I had a blast back in August singing in a Village Harmony adult camp. The obvious highlight for me was singing the solo part of a gospel number, “Ain't Got Time To Die." It felt good, was a fun stretch for me, I'm told it sounded good... and in reflection it was a very odd choice for me.
As I've discussed earlier, though I belong to a denomination that many think is a Christian sect, I am not a professed Christian, nor do I carry may of the hallmarks of such: I do not accept Jesus as my savior, nor do I accept God as Father, or believe most of the stories in the gospels as literal, if-you-had-been-there-with-a-video-recorder-you'd-have-seen-it-too truth. I'm some flavor of agnostic, one with pretty strong non-theistic sensibilities. Deistic, maybe, but... here I am really enjoying singing gospel tunes.
OK, there's really nothing new here. I learned “Swing Low, Sweet Chariot” and all those other spiritual standards back in grade school. They were cultural artifacts—good songs from the African-American tradition. I learned a lot of them off of Weavers records: Lee Hays was a lapsed minister's son. I sing and love Christmas carols. I sang Vivaldi's Gloria and Schubert's Mass in G in school. And so on, and so on. You'll have a hard time singing choral music in this society without singing music meant for church services—but over time we've developed a framework where if it's sung in concert, it doesn't count—the whole performance has a big frame, a set of quote marks around it, just as performing in HMS Pinafore doesn't suggest you have any experience as a sailor.
Out of concert, and the frame is not so clear. When the Blind Boys of Alabama opened for Peter Gabriel a few years ago, we were all singing and dancing in the aisles, and then one of them said something to the effect of his feeling the power of the Lord and this whole hall praising Jesus, and OK fine, who am I to say otherwise, but it felt a little awkward because, well, I was singing along but I didn't mean the words literally.
Or my atheist/pagan fellow singer who got in a huff about all the religious songs—old-time gospel, mainly—that cropped up in a row at a pub sing. Or the fellow singer at the camp who wondered what his fellow Jewish friends would think about him singing gospel with such gusto.
The “frames and quotes" think only goes so far. I find a lot of the white-folky versions of spirituals I grew up with pale and even a little offensive. I joke about forming an "agnostic gospel choir" for people like me who love to sing the songs but aren't interested in being the house choir for a faith we don't really share. But as I think about it, the built-in insincerity would end up showing, one way or another. It would be fake.

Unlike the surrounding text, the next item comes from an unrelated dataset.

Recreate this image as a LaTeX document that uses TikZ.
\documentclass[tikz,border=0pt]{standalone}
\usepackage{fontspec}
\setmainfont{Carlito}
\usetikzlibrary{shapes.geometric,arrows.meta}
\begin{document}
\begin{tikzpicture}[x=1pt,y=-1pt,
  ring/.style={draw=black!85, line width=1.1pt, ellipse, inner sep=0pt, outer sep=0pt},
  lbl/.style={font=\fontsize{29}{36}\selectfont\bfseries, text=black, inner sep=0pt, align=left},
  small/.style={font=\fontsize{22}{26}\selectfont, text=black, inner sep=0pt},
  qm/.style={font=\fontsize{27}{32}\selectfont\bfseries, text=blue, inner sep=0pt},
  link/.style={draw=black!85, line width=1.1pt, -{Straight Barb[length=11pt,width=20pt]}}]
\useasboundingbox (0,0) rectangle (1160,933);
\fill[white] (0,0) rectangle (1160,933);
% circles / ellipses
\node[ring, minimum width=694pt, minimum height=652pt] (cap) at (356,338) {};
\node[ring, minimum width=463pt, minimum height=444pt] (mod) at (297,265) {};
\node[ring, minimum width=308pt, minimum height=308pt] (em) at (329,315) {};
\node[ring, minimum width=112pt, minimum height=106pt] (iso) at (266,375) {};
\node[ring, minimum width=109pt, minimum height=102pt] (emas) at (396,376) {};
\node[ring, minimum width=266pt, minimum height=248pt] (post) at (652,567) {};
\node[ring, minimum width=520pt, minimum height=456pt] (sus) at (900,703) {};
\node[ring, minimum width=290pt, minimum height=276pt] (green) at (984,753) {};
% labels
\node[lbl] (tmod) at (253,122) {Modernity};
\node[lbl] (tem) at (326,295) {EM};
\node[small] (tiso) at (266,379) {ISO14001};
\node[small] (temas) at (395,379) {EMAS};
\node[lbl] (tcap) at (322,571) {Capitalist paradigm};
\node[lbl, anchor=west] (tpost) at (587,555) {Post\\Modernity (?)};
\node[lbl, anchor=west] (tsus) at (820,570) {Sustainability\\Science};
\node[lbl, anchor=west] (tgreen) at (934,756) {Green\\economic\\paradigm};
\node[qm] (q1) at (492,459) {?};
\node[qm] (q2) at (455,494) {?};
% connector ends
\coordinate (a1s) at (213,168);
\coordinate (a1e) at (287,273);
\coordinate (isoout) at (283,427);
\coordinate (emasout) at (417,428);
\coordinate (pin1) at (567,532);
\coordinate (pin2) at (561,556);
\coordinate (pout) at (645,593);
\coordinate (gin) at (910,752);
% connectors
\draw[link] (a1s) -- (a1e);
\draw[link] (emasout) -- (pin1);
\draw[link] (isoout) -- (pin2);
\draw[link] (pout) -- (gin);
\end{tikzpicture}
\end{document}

Because what makes gospel work is something I just don't have that explicitly: utter commitment. Not that gospel singers are free from sin, or perfected saints in any sense, but when they sing, and sing well, it requires the whole body to dig in and hold up the song, and the lyrics are about as un-ironic as you can get. And that's part of the appeal, and it's something I and a lot of urban liberals like me simply don't carry around with us in any sort of coherent package.